The overall programme coordinator for the newly released Sand and Sustainability: 10 strategic recommendations to avert a crisis report noted that “if we can get a grip on how to manage the most extracted solid material in the world, we can avert a crisis and move toward a circular economy.”
On an annual basis, 50 billion tons of sand and gravel are used, this is enough to build a wall 27 metres wide and 27 metres high around planet Earth.
The UNEP report notes that despite sand’s critical role in achieving sustainable development goals and tackling the triple planetary crisis of climate change, pollution and biodiversity loss, it is being used faster than it can be naturally replenished, so its responsible management is crucial.
According to the authors solutions exist for moving towards a circular economy for sand, including banning the landfilling of mineral waste and encouraging sand to be reused in public procurement contracts are among the policy measures cited. Crushed rock or recycled construction and demolition material, as well as ‘ore-sand’ from mine tailings are among the viable alternatives to sand that should also be incentivised, the report details.
They add that new institutional and legal structures are needed for sand to be more effectively governed and best practices shared and implemented.
Sand resources must furthermore be mapped, monitored and reported on, the report recommends. Meanwhile, all stakeholders must be involved in decisions related to the management of sand to allow for place-based approaches and avoid one-size-fits-all solutions, the paper stresses.
The report provides the necessary guidance gathered from world experts to switch to improved practices for the resource’s extraction and management.
Extracting sand where it plays an active role, such as rivers, and coastal or marine ecosystems, can lead to erosion, salination of aquifers, loss of protection against storm surges and impacts on biodiversity, which pose a threat to livelihoods through, among other things, water supply, food production, fisheries, or to the tourism industry.
According to the report’s authors, sand must be recognised as a strategic resource, not only as a material for construction, but also for its multiple roles in the environment.
They stress that governments, industries and consumers should price sand in a way that recognises its true social and environmental value.
The study suggests that roles like protecting against storm surges and impacts from sea level rise which is performed by sand along the coast should be factored into its value.
An international standard on how sand is extracted from the marine environment should also be developed, the report proposes noting that it could bring about dramatic improvements as most marine dredging is done through public tenders open to international companies.

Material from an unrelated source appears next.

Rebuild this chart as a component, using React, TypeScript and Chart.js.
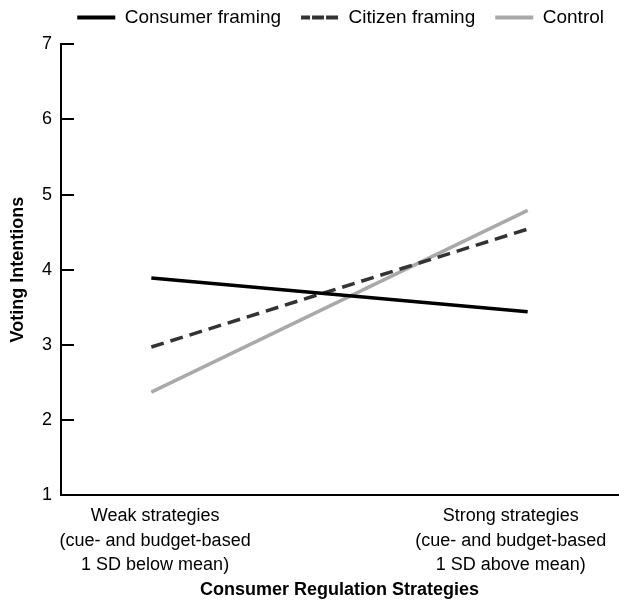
import React, { useEffect, useRef } from 'react';
import { Chart, registerables } from 'chart.js';

Chart.register(...registerables);

const FONT = "'Liberation Sans', Arial, Helvetica, sans-serif";

// Data
const categories = [0, 1];
const xTickLabels = [
  ['Weak strategies', '(cue- and budget-based', '1 SD below mean)'],
  ['Strong strategies', '(cue- and budget-based', '1 SD above mean)'],
];
const seriesNames = ['Consumer framing', 'Citizen framing', 'Control'];
const consumerFraming = [3.89, 3.44];
const citizenFraming = [2.97, 4.54];
const controlGroup = [2.37, 4.79];
const yTicks = [1, 2, 3, 4, 5, 6, 7];

export default function App() {
  const canvasRef = useRef<HTMLCanvasElement | null>(null);

  useEffect(() => {
    if (!canvasRef.current) return;
    Chart.defaults.font.family = FONT;
    Chart.defaults.color = '#000';
    const toPoints = (arr: number[]) => arr.map((y, i) => ({ x: categories[i], y }));
    const chart = new Chart(canvasRef.current, {
      type: 'line',
      data: {
        datasets: [
          {
            label: seriesNames[0],
            data: toPoints(consumerFraming),
            borderColor: '#000000',
            backgroundColor: '#000000',
            borderWidth: 3.5,
            pointRadius: 0,
            borderCapStyle: 'butt',
          },
          {
            label: seriesNames[1],
            data: toPoints(citizenFraming),
            borderColor: '#333333',
            backgroundColor: '#333333',
            borderWidth: 3.5,
            borderDash: [13, 7],
            pointRadius: 0,
            borderCapStyle: 'butt',
          },
          {
            label: seriesNames[2],
            data: toPoints(controlGroup),
            borderColor: '#a9a9a9',
            backgroundColor: '#a9a9a9',
            borderWidth: 3.5,
            pointRadius: 0,
            borderCapStyle: 'butt',
          },
        ],
      },
      options: {
        animation: false,
        responsive: false,
        layout: { padding: 0 },
        plugins: {
          legend: {
            position: 'top',
            align: 'end',
            labels: {
              color: '#000',
              font: { size: 19, family: FONT },
              boxWidth: 38,
              boxHeight: 0,
              padding: 20,
              generateLabels: (chart: any) =>
                chart.data.datasets.map((ds: any, i: number) => ({
                  text: ds.label,
                  fillStyle: 'rgba(0,0,0,0)',
                  strokeStyle: ds.borderColor,
                  lineWidth: 4,
                  lineDash: i === 1 ? [9, 5] : [],
                  lineCap: 'butt',
                  hidden: false,
                  datasetIndex: i,
                  fontColor: '#000',
                })),
            },
          },
          title: {
            display: true,
            text: '',
            weight: 500,
            padding: { top: 6.3, bottom: 0 },
            font: { size: 1, lineHeight: 1 },
          } as any,
          tooltip: { enabled: false },
        },
        scales: {
          x: {
            type: 'linear',
            min: -0.24,
            max: 1.24,
            afterBuildTicks: (axis: any) => {
              axis.ticks = [{ value: 0.01 }, { value: 0.955 }];
            },
            afterFit: (axis: any) => {
              axis.height = 106;
            },
            grid: { display: false, drawTicks: false },
            border: { display: true, color: '#000', width: 2 },
            ticks: {
              padding: 9,
              color: '#000',
              maxRotation: 0,
              autoSkip: false,
              font: { size: 18, family: FONT, lineHeight: 1.36 },
              callback: (_v: any, i: number) => xTickLabels[i],
            },
            title: {
              display: true,
              text: 'Consumer Regulation Strategies',
              color: '#000',
              font: { size: 18, weight: 'bold', family: FONT },
              padding: { top: 0, bottom: 0 },
            },
          },
          y: {
            type: 'linear',
            min: 1,
            max: 7,
            afterBuildTicks: (axis: any) => {
              axis.ticks = yTicks.map((v) => ({ value: v }));
            },
            afterFit: (axis: any) => {
              axis.width = 61;
            },
            grid: {
              display: true,
              drawOnChartArea: false,
              drawTicks: true,
              tickLength: -13,
              color: '#000',
              lineWidth: 2,
            },
            border: { display: true, color: '#000', width: 2 },
            ticks: { padding: 22, color: '#000', font: { size: 18, family: FONT } },
            title: {
              display: true,
              text: 'Voting Intentions',
              color: '#000',
              font: { size: 18, weight: 'bold', family: FONT },
              padding: { top: 7, bottom: 0 },
            },
          },
          yRight: {
            type: 'linear',
            position: 'right',
            display: true,
            grid: { display: false },
            border: { display: false },
            ticks: { display: false },
            afterFit: (axis: any) => {
              axis.width = 6;
            },
          },
        },
      } as any,
    });
    return () => chart.destroy();
  }, []);

  return (
    <div
      style={{
        position: 'fixed',
        left: 0,
        top: 0,
        width: 619,
        height: 601,
        overflow: 'hidden',
        background: '#fff',
      }}
    >
      <canvas
        ref={canvasRef}
        width={624}
        height={613}
        style={{ position: 'absolute', left: 0, top: -12, display: 'block' }}
      />
    </div>
  );
}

Meanwhile, the report recommends that the extraction of sand from beaches be banned due to its importance for coastal resilience, the environment and the economy.
The report follows a resolution on Mineral resource governance adopted at the fourth United Nations Environment Assembly (UNEA) that called for actions on sustainable sand management. This mandate was confirmed at UNEA-5 in 2022 in the new resolution titled Environmental aspects of minerals and metals management, adopted by all member states.